Over the last few years a dubious partnership has emerged between the blogosphere and questionably more reputable outlets of the mainstream media. In short, it goes like this: a handful of blogs post a sensational, frequently fictitious story and spread it amongst themselves until a mainstream outlet runs with it (without fact-checking of course). Then the blogs link to those outlets as verification of their original post (because responsible media outlets fact check, of course), and so on. The story gets widespread coverage until responsible journalists debunk it, at which point the story is dropped from the news cycle never to be heard from again. No follow-up, no retraction, no accountability. It is a symbiotic relationship that benefits everyone involved, in a sickly sort of way. The blogs get a jump in hits, the mainstream outlets boost their ratings without ever having to expend resources on actual investigation, and we, the consumers, get exactly what we want: intrigue, controversy, and validation of our unshakable prejudices.

This year marks the 30th anniversary of CNN, which was founded with the noble intention of educating and empowering the masses by making news more immediately available. Today we are probably the most news saturated country on the planet, but the benefits of that status, if any, are unclear. One Pew Research poll indicated that the average citizen’s knowledge of national and international news remained basically unchanged between 1989 and 2007, the period of greatest growth for cable and online news consumption.

The ultimate problem, though, is not just that many of us are ignoring or misinterpreting the news, but really more about the attitude we have toward it. I see two significant shifts occurring on a wide scale: 1) We are increasingly conflating news with entertainment, and 2) using alternative news media to selectively verify our prejudices rather than to illuminate complex stories in search of the truth or more honest and informed opinion.
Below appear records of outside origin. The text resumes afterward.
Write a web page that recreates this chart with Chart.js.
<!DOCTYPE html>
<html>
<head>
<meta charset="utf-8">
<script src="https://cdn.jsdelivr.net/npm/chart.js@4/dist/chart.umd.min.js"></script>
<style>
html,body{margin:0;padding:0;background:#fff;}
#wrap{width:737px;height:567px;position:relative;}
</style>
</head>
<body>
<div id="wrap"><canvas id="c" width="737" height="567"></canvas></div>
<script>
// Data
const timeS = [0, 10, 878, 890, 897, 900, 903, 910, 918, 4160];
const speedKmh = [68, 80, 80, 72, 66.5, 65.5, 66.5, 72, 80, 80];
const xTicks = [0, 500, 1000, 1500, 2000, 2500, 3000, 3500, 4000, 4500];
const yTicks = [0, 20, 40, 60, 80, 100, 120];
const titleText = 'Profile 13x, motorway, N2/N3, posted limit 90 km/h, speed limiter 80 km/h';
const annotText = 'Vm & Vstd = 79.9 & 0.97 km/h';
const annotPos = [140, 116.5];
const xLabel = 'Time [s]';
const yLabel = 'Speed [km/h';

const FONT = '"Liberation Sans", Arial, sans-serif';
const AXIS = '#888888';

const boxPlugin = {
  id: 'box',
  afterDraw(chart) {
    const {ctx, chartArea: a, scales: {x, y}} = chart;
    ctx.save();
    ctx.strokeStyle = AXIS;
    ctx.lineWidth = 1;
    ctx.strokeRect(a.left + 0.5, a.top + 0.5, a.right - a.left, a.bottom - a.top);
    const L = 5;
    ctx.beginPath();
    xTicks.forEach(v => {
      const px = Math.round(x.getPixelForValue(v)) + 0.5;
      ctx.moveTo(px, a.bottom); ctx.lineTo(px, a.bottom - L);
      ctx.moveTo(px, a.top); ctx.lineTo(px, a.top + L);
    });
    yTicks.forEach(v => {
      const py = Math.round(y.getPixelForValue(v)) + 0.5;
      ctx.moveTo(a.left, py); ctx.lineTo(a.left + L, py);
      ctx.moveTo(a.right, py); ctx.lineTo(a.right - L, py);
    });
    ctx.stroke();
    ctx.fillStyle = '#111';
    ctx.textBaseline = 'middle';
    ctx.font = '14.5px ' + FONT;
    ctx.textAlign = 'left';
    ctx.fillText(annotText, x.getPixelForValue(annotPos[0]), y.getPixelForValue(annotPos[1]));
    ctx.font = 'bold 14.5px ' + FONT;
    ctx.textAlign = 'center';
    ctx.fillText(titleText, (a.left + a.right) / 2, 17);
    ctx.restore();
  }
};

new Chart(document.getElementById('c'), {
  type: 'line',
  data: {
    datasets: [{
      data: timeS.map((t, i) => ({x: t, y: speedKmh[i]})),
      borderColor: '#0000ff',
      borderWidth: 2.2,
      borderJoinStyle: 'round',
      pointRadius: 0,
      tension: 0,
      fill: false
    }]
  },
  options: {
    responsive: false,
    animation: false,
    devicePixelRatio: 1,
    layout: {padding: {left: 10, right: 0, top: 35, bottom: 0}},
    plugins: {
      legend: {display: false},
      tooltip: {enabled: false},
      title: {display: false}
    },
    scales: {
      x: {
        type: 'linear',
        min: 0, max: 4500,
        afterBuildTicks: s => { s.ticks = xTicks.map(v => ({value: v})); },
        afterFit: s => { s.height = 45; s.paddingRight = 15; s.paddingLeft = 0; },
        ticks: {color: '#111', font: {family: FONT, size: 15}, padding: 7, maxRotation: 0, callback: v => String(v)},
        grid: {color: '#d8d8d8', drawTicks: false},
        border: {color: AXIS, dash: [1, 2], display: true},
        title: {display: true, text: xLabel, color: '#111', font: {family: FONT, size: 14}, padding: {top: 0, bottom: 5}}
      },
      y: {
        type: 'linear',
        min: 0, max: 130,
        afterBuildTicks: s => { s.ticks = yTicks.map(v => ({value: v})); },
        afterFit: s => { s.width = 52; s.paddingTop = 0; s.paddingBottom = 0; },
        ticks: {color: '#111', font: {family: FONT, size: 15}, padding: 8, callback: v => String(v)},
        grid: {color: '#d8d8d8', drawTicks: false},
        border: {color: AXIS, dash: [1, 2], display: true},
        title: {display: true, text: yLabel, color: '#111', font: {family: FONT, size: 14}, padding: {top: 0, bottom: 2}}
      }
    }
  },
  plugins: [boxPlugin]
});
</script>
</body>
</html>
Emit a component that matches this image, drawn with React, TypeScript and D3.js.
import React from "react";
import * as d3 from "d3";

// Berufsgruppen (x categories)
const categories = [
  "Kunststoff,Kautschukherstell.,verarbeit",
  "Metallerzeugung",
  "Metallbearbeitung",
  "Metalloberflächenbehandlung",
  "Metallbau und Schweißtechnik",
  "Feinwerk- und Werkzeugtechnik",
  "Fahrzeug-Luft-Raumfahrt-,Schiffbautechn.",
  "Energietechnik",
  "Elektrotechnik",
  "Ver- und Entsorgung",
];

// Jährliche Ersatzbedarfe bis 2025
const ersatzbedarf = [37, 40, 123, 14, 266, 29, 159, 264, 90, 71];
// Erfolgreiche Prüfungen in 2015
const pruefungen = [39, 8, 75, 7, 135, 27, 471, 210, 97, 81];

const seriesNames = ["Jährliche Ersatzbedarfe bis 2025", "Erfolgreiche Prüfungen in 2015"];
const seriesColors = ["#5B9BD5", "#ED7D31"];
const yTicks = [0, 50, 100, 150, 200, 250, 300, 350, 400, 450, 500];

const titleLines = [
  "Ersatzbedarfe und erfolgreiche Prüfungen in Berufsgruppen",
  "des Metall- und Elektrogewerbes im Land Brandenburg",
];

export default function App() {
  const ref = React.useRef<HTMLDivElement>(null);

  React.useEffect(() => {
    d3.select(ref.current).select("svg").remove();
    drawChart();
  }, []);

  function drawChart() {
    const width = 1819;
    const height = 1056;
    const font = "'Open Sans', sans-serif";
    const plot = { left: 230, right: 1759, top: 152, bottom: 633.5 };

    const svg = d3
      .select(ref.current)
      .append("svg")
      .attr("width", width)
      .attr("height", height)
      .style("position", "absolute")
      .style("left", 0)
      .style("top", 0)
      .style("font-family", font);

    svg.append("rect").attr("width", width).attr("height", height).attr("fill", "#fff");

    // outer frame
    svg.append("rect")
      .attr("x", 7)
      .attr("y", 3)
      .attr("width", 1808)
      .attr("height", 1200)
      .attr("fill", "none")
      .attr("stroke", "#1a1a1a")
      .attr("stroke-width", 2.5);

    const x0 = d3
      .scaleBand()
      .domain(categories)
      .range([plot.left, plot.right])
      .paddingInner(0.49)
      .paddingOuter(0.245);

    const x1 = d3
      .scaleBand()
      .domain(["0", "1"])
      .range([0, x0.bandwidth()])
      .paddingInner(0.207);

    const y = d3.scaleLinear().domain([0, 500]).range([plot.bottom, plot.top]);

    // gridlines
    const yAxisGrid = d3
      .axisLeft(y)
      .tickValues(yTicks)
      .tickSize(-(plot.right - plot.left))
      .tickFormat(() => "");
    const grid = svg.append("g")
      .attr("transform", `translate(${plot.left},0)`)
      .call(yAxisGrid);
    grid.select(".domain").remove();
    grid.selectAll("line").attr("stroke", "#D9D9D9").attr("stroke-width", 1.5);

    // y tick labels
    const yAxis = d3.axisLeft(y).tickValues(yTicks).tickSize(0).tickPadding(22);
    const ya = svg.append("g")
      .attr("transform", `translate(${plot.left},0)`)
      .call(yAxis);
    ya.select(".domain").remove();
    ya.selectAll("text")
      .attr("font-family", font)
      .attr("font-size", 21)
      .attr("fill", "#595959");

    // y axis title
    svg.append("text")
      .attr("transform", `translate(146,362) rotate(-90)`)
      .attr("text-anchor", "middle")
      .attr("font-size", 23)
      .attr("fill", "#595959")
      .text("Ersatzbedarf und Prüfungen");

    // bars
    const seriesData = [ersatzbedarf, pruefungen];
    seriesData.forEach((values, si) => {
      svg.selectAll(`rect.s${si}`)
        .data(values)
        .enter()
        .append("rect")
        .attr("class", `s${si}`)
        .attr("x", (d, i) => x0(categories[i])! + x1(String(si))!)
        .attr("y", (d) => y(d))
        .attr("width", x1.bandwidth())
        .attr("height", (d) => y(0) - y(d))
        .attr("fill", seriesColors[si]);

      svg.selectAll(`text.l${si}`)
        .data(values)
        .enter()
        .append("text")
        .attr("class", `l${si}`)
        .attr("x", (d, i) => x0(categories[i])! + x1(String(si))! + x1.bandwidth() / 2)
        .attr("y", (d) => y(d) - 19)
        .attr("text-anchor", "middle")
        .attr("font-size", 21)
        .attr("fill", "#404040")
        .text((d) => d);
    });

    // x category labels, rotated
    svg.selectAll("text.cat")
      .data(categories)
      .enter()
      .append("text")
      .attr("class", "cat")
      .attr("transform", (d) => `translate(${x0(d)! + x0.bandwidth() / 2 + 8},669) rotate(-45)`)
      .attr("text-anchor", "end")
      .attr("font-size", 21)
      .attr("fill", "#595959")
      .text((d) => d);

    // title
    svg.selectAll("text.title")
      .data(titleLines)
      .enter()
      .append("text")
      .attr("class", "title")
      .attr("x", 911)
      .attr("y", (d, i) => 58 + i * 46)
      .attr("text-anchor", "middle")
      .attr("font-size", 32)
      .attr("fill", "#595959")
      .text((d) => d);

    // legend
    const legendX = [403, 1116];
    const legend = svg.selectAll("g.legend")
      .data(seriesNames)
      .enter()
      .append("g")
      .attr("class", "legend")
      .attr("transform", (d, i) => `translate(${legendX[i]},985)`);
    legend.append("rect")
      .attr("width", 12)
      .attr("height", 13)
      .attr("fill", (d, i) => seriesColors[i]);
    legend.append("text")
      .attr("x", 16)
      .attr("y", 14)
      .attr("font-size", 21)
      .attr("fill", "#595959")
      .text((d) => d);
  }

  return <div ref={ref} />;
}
The first shift explains the meteoric rise of FOX News, which has trounced CNN and MSNBC in ratings by solidifying its target audience, selectively covering and sensationalizing stories, and constructing an ongoing conservative narrative that sets up a typical good vs. evil dichotomy at the expense of objective and nuanced coverage.

The second shift explains the rise of the blogosphere. FOX has done such a good job of playing off of its viewers' confirmation bias and lumping together all of their rival networks as the "liberal mainstream media" that many consumers rebel against the supposedly corrupt and biased news media by turning ironically to blogs, the most biased and unaccountable sources of information possible. In the blogosphere there is usually no editorial oversight, no time or concern for fact-checking, not even time to do the journalist’s most simple task of asking questions.

Bloggers like Michelle Malkin, Andrew Breitbart, and innumerable others are responsible for a growing number of crimes against good journalism, from highly publicized stories like the supposed racism of Shirley Sherrod to last year’s assault on ACORN, to the lesser known but still harmful stories that have no credence, but are left to linger in the hazy memories of lazy and impressionable readers.

We as a society are bringing this corrupt and debased journalism upon ourselves. Biased, unaccountable media is the new cigarettes and alcohol: we know it's bad for us, but we’re hooked and it just feels so good. It will take an intervention, a moment of clarity, and a lot of personal responsibility to break the habit. Start right away by taking a cable news and blog vacation and see how good it feels after a week. Then keep going.